We might come back to this later (e.g. for GenInsights Quarterly Updates for 2024 Q2) and look in more detail at metrics such as Aggregate Scheduled Target, as an indicator of the ongoing requirement for firming capacity.

 

PS1 … Weatherzone reports ‘coldest morning on record…’

Helping to explain what happened this morning, Ashleigh Madden from Weatherzone has posted ‘Coldest morning on record for parts of southeast Australia’:

2024-06-19-Weatherzone-Coldest-morning-on-record

There’s quite a few locational records noted in the article, but just singling out two:

‘>  Melbourne recorded its coldest morning in nearly two years, with a minimum of 1.4°C

>  Melbourne airport recorded the equal coldest June morning since 1996, with a minimum of 0.2°C’

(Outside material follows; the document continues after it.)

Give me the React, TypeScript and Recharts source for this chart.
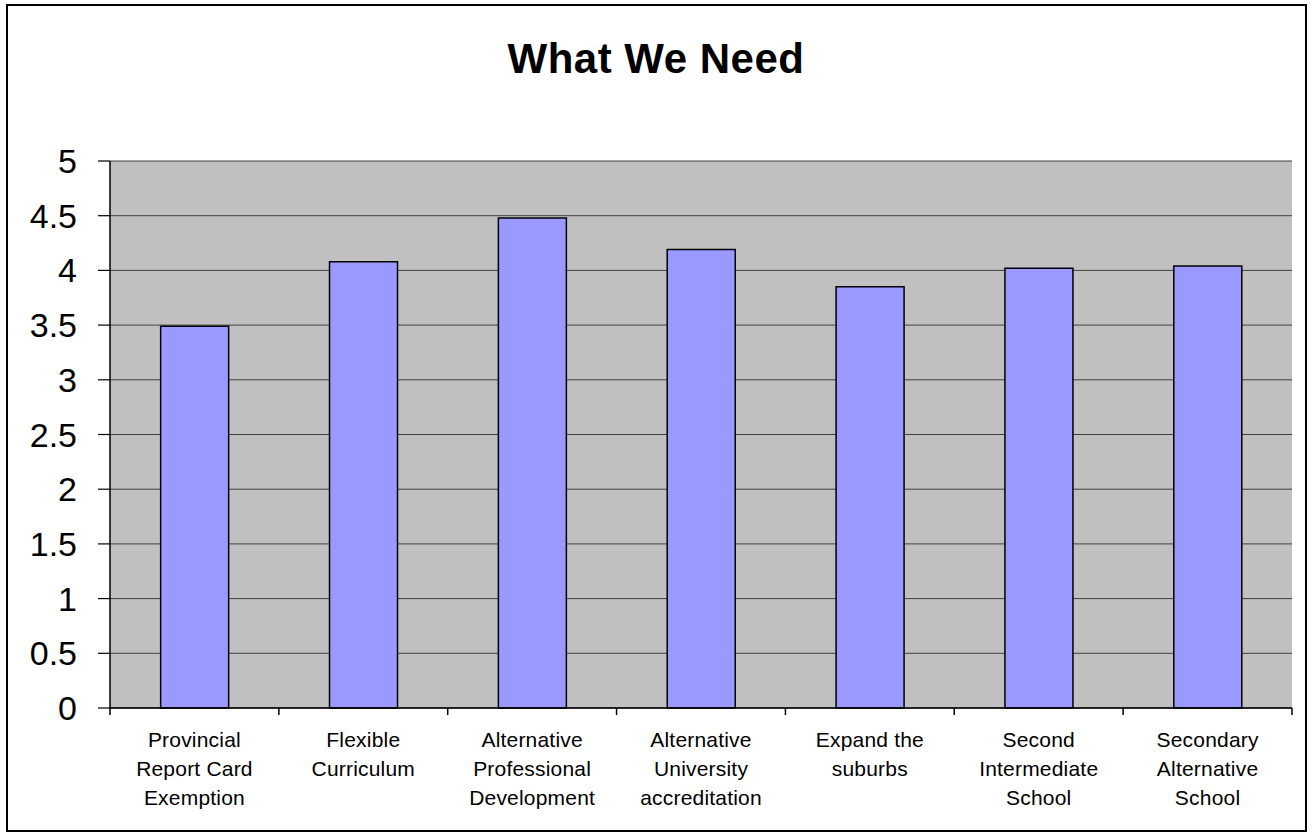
import React from "react";
import { BarChart, Bar, XAxis, YAxis, CartesianGrid } from "recharts";

const TITLE = "What We Need";
const categoryLines: string[][] = [
  ["Provincial", "Report Card", "Exemption"],
  ["Flexible", "Curriculum"],
  ["Alternative", "Professional", "Development"],
  ["Alternative", "University", "accreditation"],
  ["Expand the", "suburbs"],
  ["Second", "Intermediate", "School"],
  ["Secondary", "Alternative", "School"],
];
const values: number[] = [3.49, 4.08, 4.48, 4.19, 3.85, 4.02, 4.04];
const yTicks: number[] = [0, 0.5, 1, 1.5, 2, 2.5, 3, 3.5, 4, 4.5, 5];

const data = categoryLines.map((lines, i) => ({ name: lines.join(" "), lines, value: values[i] }));

const W = 1313;
const H = 832;
const MARGIN = { top: 161, right: 21, bottom: 0, left: 0 };
const Y_AXIS_W = 110;
const X_AXIS_H = 124;
const PLOT_W = W - MARGIN.left - MARGIN.right - Y_AXIS_W;
const BAND = PLOT_W / categoryLines.length;
const FONT = "'Liberation Sans', Arial, sans-serif";

const XTick = (props: any) => {
  const { x, y, index } = props;
  const lines: string[] = categoryLines[index] || [];
  const last = index === categoryLines.length - 1;
  return (
    <g>
      <line x1={x - BAND / 2} x2={x - BAND / 2} y1={y} y2={y + 7} stroke="#000" strokeWidth={1.5} />
      {last && <line x1={x + BAND / 2} x2={x + BAND / 2} y1={y} y2={y + 7} stroke="#000" strokeWidth={1.5} />}
      <text x={x} y={y + 38.5} textAnchor="middle" fontSize={21} fontFamily={FONT} fill="#000" letterSpacing={0.2}>
        {lines.map((l, i) => (
          <tspan key={i} x={x} dy={i === 0 ? 0 : 29.3}>
            {l}
          </tspan>
        ))}
      </text>
    </g>
  );
};

export default function App() {
  return (
    <div style={{ position: "absolute", left: 0, top: 0, width: W, height: H, background: "#fff" }}>
      <BarChart width={W} height={H} data={data} margin={MARGIN} barCategoryGap="30%">
        <CartesianGrid vertical={false} stroke="#404040" strokeWidth={1} fill="#C0C0C0" />
        <XAxis
          dataKey="name"
          interval={0}
          height={X_AXIS_H}
          tickLine={false}
          tickSize={0}
          tickMargin={0}
          axisLine={{ stroke: "#000", strokeWidth: 1.5 }}
          tick={<XTick />}
        />
        <YAxis
          width={Y_AXIS_W}
          domain={[0, 5]}
          ticks={yTicks}
          interval={0}
          tickSize={12}
          tickMargin={21}
          axisLine={{ stroke: "#000", strokeWidth: 1.5 }}
          tickLine={{ stroke: "#000", strokeWidth: 1.2 }}
          tick={{ fontSize: 34, fill: "#000", fontFamily: FONT }}
        />
        <Bar dataKey="value" fill="#9999FF" stroke="#000" strokeWidth={1.5} isAnimationActive={false} />
      </BarChart>
      <svg width={W} height={H} style={{ position: "absolute", left: 0, top: 0, pointerEvents: "none" }}>
        <rect x={7} y={5} width={1299} height={826} fill="none" stroke="#000" strokeWidth={2} />
        <text x={656} y={73} textAnchor="middle" fontSize={42} fontWeight="bold" fontFamily={FONT} fill="#000" letterSpacing={0.5}>
          {TITLE}
        </text>
      </svg>
    </div>
  );
}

… no wonder morning ‘Market Demand’ in the Victorian region was up in the yellow zone, on the NEMwatch snapshot above.

About the Author

Paul McArdle
One of three founders of Global-Roam back in 2000, Paul has been CEO of the company since that time. As an author on WattClarity, Paul's focus has been to help make the electricity market more understandable.

2 Comments on "NEM-wide ‘Market Demand’ above 30,000MW on Wednesday *morning* 19th June 2024"

  1. So let me get this right. We have wind at about 10% capacity factor for 12 hours, no solar (its night) and the nasty coal and gas have probably delivered 250GWhr overnight. So, let’s just assume we ended the 18th with full batteries – each with about 250MW of inverters and 2500MWhr of storage and we have 100 of them – the lights might still be on when the sun comes up…..and then we need to not only need to supply the higher daytime load but also have enough spare to recharge the batteries to do it all again. And this is before we try to “electrify everything” and as a minimum shift an increasing proportion of liquid transport fuel energy into electric energy stored in EV’s ready for the daily commute. Even if the 127,000MW of wind proposed (shown in the AEMO forecasts) gets built and it behaves like this we have spent a truckload of money and we still have a problem. I must be missing something again.

  2. You’re right Paul that 30202 MW is a record for NEM-wide AM demand, at least in the last 15 years. But not far above the previous record from last year of 29996 MW on 21/6/2023 at 7:45. Andrew makes an interesting point in his comment about “how will this be done in future?” My view is that the “electrification of everything” will be part of the solution rather than part of the problem. If I’ve got an EV in the driveway with 50kWh in the tank, wouldn’t I be ready to sell some of that for of $0.70/kWh (=this morning’s spot price of $700/MWh)? Governments should be legislating a new FiT to motivate people to plug in their cars like we all plugged in our rooftop PV. They should not be spending a truckload of money to duplicate infrastructure that people will end up buying anyway (at least, a version with four wheels attached). Forget 100 grid-scale batteries, and imagine a couple of million cars.